- _Data lines_:
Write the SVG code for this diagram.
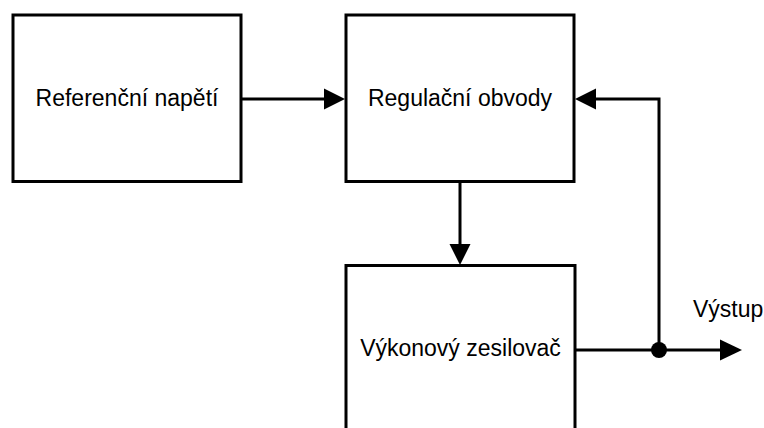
<svg xmlns="http://www.w3.org/2000/svg" width="764" height="428" viewBox="0 0 764 428">
  <style>
    .box { fill: #ffffff; stroke: #000000; stroke-width: 3; }
    .wire { fill: none; stroke: #000000; stroke-width: 3; }
    .head { fill: #000000; stroke: none; }
    .lbl { font-family: "Liberation Sans", Arial, sans-serif; font-size: 23px; fill: #000000; }
  </style>
  <rect width="764" height="428" fill="#ffffff"/>

  <g id="connectors">
    <!-- reference voltage -> control circuits -->
    <line class="wire" x1="241" y1="99" x2="326" y2="99"/>
    <polygon class="head" points="345,99 324,88.5 324,109.5"/>
    <!-- control circuits -> power amplifier -->
    <line class="wire" x1="460" y1="181.5" x2="460" y2="246"/>
    <polygon class="head" points="460,265 449.5,244 470.5,244"/>
    <!-- power amplifier -> output -->
    <line class="wire" x1="575" y1="350" x2="722" y2="350"/>
    <polygon class="head" points="742,350 720,339.5 720,360.5"/>
    <!-- feedback from output node back to control circuits -->
    <polyline class="wire" points="659,350 659,99 594,99"/>
    <polygon class="head" points="575,99 596,88.5 596,109.5"/>
    <circle cx="659" cy="350" r="8" fill="#000000"/>
  </g>

  <g id="ref-voltage">
    <rect class="box" x="13" y="15" width="228" height="166.5"/>
    <text class="lbl" x="127" y="106" text-anchor="middle">Referenční napětí</text>
  </g>

  <g id="control-circuits">
    <rect class="box" x="346" y="15" width="228" height="166.5"/>
    <text class="lbl" x="460" y="106" text-anchor="middle">Regulační obvody</text>
  </g>

  <g id="power-amp">
    <rect class="box" x="346" y="265.5" width="229" height="200"/>
    <text class="lbl" x="460.5" y="356" text-anchor="middle">Výkonový zesilovač</text>
  </g>

  <g id="output-label">
    <text class="lbl" x="693" y="317">Výstup</text>
  </g>
</svg>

- _Short exercise_:
Strip out the pictures and quote the remaining data word for word.

- _Solution for this task_:
Write the SVG code for this diagram.
<svg xmlns="http://www.w3.org/2000/svg" width="764" height="428" viewBox="0 0 764 428">
  <style>
    .box { fill: #ffffff; stroke: #000000; stroke-width: 3; }
    .wire { fill: none; stroke: #000000; stroke-width: 3; }
    .head { fill: #000000; stroke: none; }
    .lbl { font-family: "Liberation Sans", Arial, sans-serif; font-size: 23px; fill: #000000; }
  </style>
  <rect width="764" height="428" fill="#ffffff"/>

  <g id="connectors">
    <!-- reference voltage -> control circuits -->
    <line class="wire" x1="241" y1="99" x2="326" y2="99"/>
    <polygon class="head" points="345,99 324,88.5 324,109.5"/>
    <!-- control circuits -> power amplifier -->
    <line class="wire" x1="460" y1="181.5" x2="460" y2="246"/>
    <polygon class="head" points="460,265 449.5,244 470.5,244"/>
    <!-- power amplifier -> output -->
    <line class="wire" x1="575" y1="350" x2="722" y2="350"/>
    <polygon class="head" points="742,350 720,339.5 720,360.5"/>
    <!-- feedback from output node back to control circuits -->
    <polyline class="wire" points="659,350 659,99 594,99"/>
    <polygon class="head" points="575,99 596,88.5 596,109.5"/>
    <circle cx="659" cy="350" r="8" fill="#000000"/>
  </g>

  <g id="ref-voltage">
    <rect class="box" x="13" y="15" width="228" height="166.5"/>
    <text class="lbl" x="127" y="106" text-anchor="middle">Referenční napětí</text>
  </g>

  <g id="control-circuits">
    <rect class="box" x="346" y="15" width="228" height="166.5"/>
    <text class="lbl" x="460" y="106" text-anchor="middle">Regulační obvody</text>
  </g>

  <g id="power-amp">
    <rect class="box" x="346" y="265.5" width="229" height="200"/>
    <text class="lbl" x="460.5" y="356" text-anchor="middle">Výkonový zesilovač</text>
  </g>

  <g id="output-label">
    <text class="lbl" x="693" y="317">Výstup</text>
  </g>
</svg>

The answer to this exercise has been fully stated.